Abstract

Video-based person re-identification (Re-ID) leverages rich spatio-temporal information embedded in sequence data to further improve the retrieval accuracy comparing with single image Re-ID. However, it also brings new difficulties. 1) Both spatial and temporal information should be considered simultaneously. 2) Pedestrian video data often contains redundant information and 3) suffers from data quality problems such as occlusion, background clutter. To solve the above problems, we propose a novel two-stream Dynamic Pyramid Representation Model (DPRM). DPRM mainly consists of three sub-models, i.e., Pyramidal Distribution Sampling Method (PDSM), Dynamic Pyramid Dilated Convolution (DPDC) and Pyramid Attention Pooling (PAP). PDSM is applied for more effective data pre-processing according to sequence semantic distribution. DPDC and PAP can be considered as two streams to describe the motion context and static appearance of a video sequence, respectively.
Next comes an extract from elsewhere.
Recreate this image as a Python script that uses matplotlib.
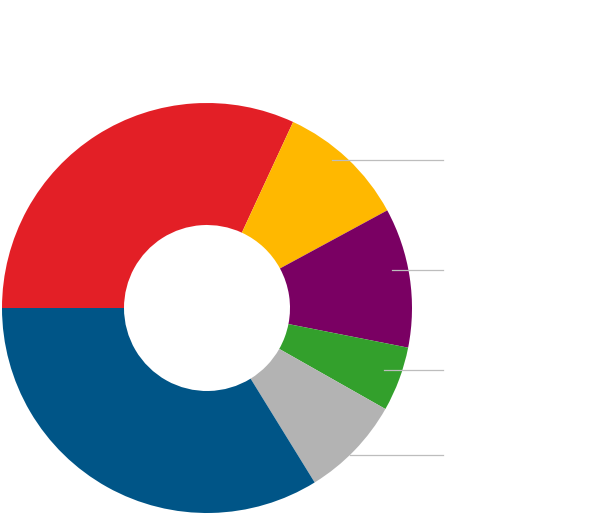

By fusing the two-stream features together, we finally achieve comprehensive spatio-temporal representation. Notably, dynamic pyramid strategy is applied throughout the whole model. This strategy exploits multi-scale features under attention mechanism to maximally capture the most discriminative features and mitigate the impact of video data quality problems such as partial occlusion. Extensive experiments demonstrate the outperformance of DPRM. For instance, it achieves 83.0% mAP and 89.0% Rank-1 accuracy on MARS dataset and reaches state of the art.